No. 202: Assessing Corporate Sustainability with Large Language Models: Evidence from Europe
Abstract
Companies play a crucial role in reaching global sustainability goals, yet evidence of their progress along environmental, social, and governance (ESG) dimensions remains limited. Here, we develop a machine learning (ML) framework to systematically track ESG indicators from corporate reports. Applying our ML framework to the annual and sustainability reports of the 600 largest listed corporations in Europe over the 2014–2023 period, we collect 2,880,249 observations with ESG indicators across environmental (e.g., scope 1, 2, and 3 greenhouse gas emissions, water consumption, waste), social (e.g., employee turnover, women in top management, gender pay gap), and governance (e.g., lobbying expenses) topics. We use this dataset for conducting two key analyses over time and across industries: first, we assess ESG transparency as a firm’s disclosure of ESG indicators defined by the newly mandated European Sustainability Reporting Standards (ESRS). Second, we analyze ESG performance by extracting the numerical values of these indicators.

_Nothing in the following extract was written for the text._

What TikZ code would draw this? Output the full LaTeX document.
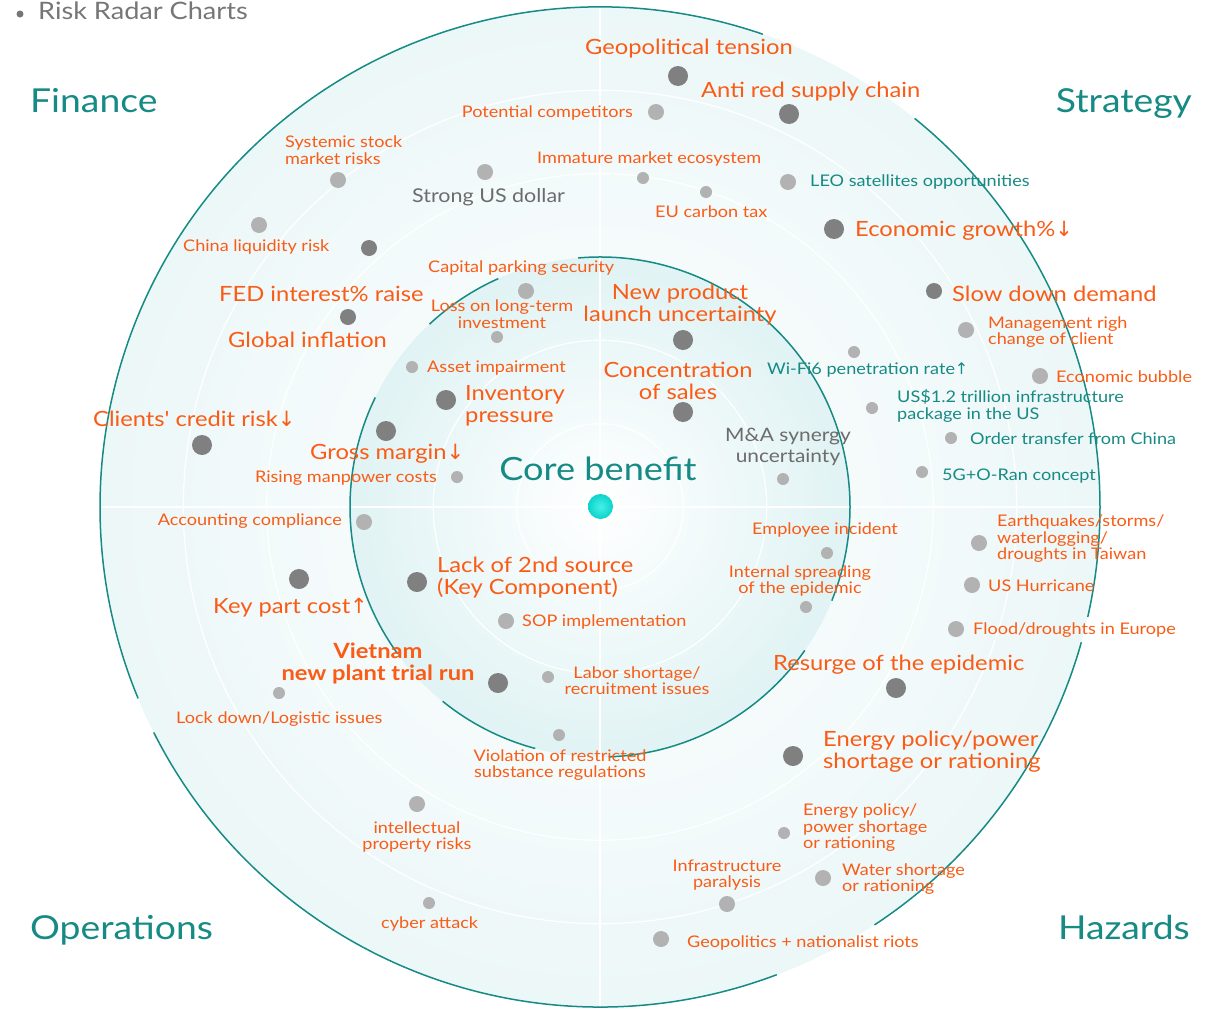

Our results reveal a pronounced transparency gap: companies in the top decile of ESG ratings provided 22% more ESG indicators on average than those in the bottom decile. This gap narrowed substantially in later years, indicating a gradual convergence in ESG disclosure practices. ESG performance improved unevenly: while some environmental performance indicators showed notable improvements, most social indicators remained largely stagnant, with the exception of progress on gender equality. For example, during 2021–2023, total scope 3 emissions increased by a factor of 5.6, which is largely explained by an increase in scope 3 transparency. Our open-source ML framework enables policy-makers, investors, and financial markets to systematically track corporate ESG efforts, which, in turn, helps identify and drive progress toward sustainability goals.